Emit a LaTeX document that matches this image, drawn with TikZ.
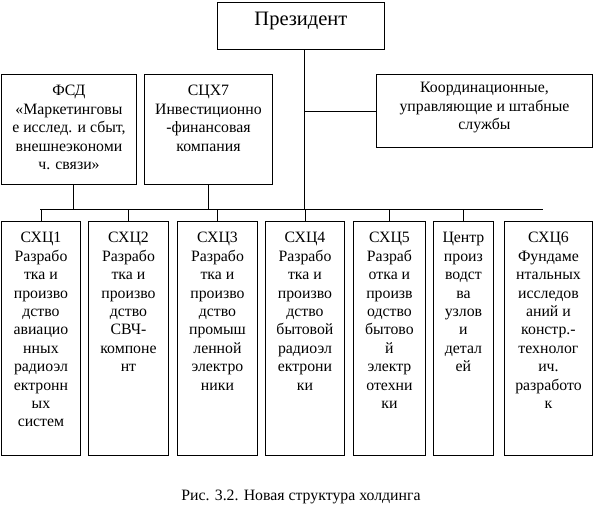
\documentclass[tikz,border=0pt]{standalone}
\usepackage{fontspec}
\setmainfont{Liberation Serif}
\usetikzlibrary{positioning}

\begin{document}
\begin{tikzpicture}[x=1pt, y=-1pt, line width=0.9pt,
  every node/.style={align=center},
  box/.style={draw, anchor=north west, inner sep=0pt},
  txt/.style={inner sep=0pt, font=\fontsize{15.8}{18.4}\selectfont}]
\useasboundingbox (0,0) rectangle (593,504);

% top level
\node[box, minimum width=167pt, minimum height=47pt] (pres) at (217,2) {};
\node[txt, font=\fontsize{20.5}{22}\selectfont, below=10pt of pres.north] (tpres) {Президент};
\node[box, minimum width=135pt, minimum height=110pt] (fsd) at (1,74) {};
\node[txt, below=11pt of fsd.north] (tfsd) {ФСД\\«Маркетинговы\\е исслед. и сбыт,\\внешнеэкономи\\ч. связи»};
\node[box, minimum width=128pt, minimum height=110pt] (sch7) at (144,74) {};
\node[txt, below=11pt of sch7.north] (tsch7) {СЦХ7\\Инвестиционно\\-финансовая\\компания};
\node[box, minimum width=216pt, minimum height=73pt] (coord) at (376,74) {};
\node[txt, below=8pt of coord.north] (tcoord) {Координационные,\\управляющие и штабные\\службы};

% business units
\node[box, minimum width=79pt, minimum height=234pt] (c1) at (1,221) {};
\node[box, minimum width=80pt, minimum height=234pt] (c2) at (88,221) {};
\node[box, minimum width=80pt, minimum height=234pt] (c3) at (177,221) {};
\node[box, minimum width=79pt, minimum height=234pt] (c4) at (265,221) {};
\node[box, minimum width=72pt, minimum height=234pt] (c5) at (353,221) {};
\node[box, minimum width=60pt, minimum height=234pt] (c6) at (433,221) {};
\node[box, minimum width=88pt, minimum height=234pt] (c7) at (504,221) {};
\node[txt, below=11pt of c1.north] (t1) {СХЦ1\\Разрабо\\тка и\\произво\\дство\\авиацио\\нных\\радиоэл\\ектронн\\ых\\систем};
\node[txt, below=11pt of c2.north] (t2) {СХЦ2\\Разрабо\\тка и\\произво\\дство\\СВЧ-\\компоне\\нт};
\node[txt, below=11pt of c3.north] (t3) {СХЦ3\\Разрабо\\тка и\\произво\\дство\\промыш\\ленной\\электро\\ники};
\node[txt, below=11pt of c4.north] (t4) {СХЦ4\\Разрабо\\тка и\\произво\\дство\\бытовой\\радиоэл\\ектрони\\ки};
\node[txt, below=11pt of c5.north] (t5) {СХЦ5\\Разраб\\отка и\\произв\\одство\\бытово\\й\\электр\\отехни\\ки};
\node[txt, below=11pt of c6.north] (t6) {Центр\\произ\\водст\\ва\\узлов\\и\\детал\\ей};
\node[txt, below=11pt of c7.north] (t7) {СХЦ6\\Фундаме\\нтальных\\исследов\\аний и\\констр.-\\технолог\\ич.\\разработо\\к};

% connectors
\coordinate (busL) at (40,209);
\coordinate (busR) at (543,209);
\draw (busL) -- (busR);
\draw ([xshift=3.5pt]pres.south) -- ([xshift=3.5pt]pres.south |- busL);
\draw ([xshift=3.5pt]pres.south |- coord.west) -- (coord.west);
\draw ([xshift=4pt]fsd.south) -- ([xshift=4pt]fsd.south |- busL);
\draw (sch7.south) -- (sch7.south |- busL);
\foreach \u in {c1,c2,c3,c4,c5,c6}
  \draw (\u.north) -- (\u.north |- busL);

\node[txt, anchor=base] (cap) at (301,500) {Рис. 3.2. Новая структура холдинга};
\end{tikzpicture}
\end{document}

GOAL OF THE EXERCISE. Repeat the lines of the listing above verbatim, beginning at its first line and ending at the line containing "below=8pt of coord.north]", which is included. Omit pictures.

TASK ANSWER.
Emit a LaTeX document that matches this image, drawn with TikZ.
\documentclass[tikz,border=0pt]{standalone}
\usepackage{fontspec}
\setmainfont{Liberation Serif}
\usetikzlibrary{positioning}

\begin{document}
\begin{tikzpicture}[x=1pt, y=-1pt, line width=0.9pt,
  every node/.style={align=center},
  box/.style={draw, anchor=north west, inner sep=0pt},
  txt/.style={inner sep=0pt, font=\fontsize{15.8}{18.4}\selectfont}]
\useasboundingbox (0,0) rectangle (593,504);

% top level
\node[box, minimum width=167pt, minimum height=47pt] (pres) at (217,2) {};
\node[txt, font=\fontsize{20.5}{22}\selectfont, below=10pt of pres.north] (tpres) {Президент};
\node[box, minimum width=135pt, minimum height=110pt] (fsd) at (1,74) {};
\node[txt, below=11pt of fsd.north] (tfsd) {ФСД\\«Маркетинговы\\е исслед. и сбыт,\\внешнеэкономи\\ч. связи»};
\node[box, minimum width=128pt, minimum height=110pt] (sch7) at (144,74) {};
\node[txt, below=11pt of sch7.north] (tsch7) {СЦХ7\\Инвестиционно\\-финансовая\\компания};
\node[box, minimum width=216pt, minimum height=73pt] (coord) at (376,74) {};
\node[txt, below=8pt of coord.north] (tcoord) {Координационные,\\управляющие и штабные\\службы};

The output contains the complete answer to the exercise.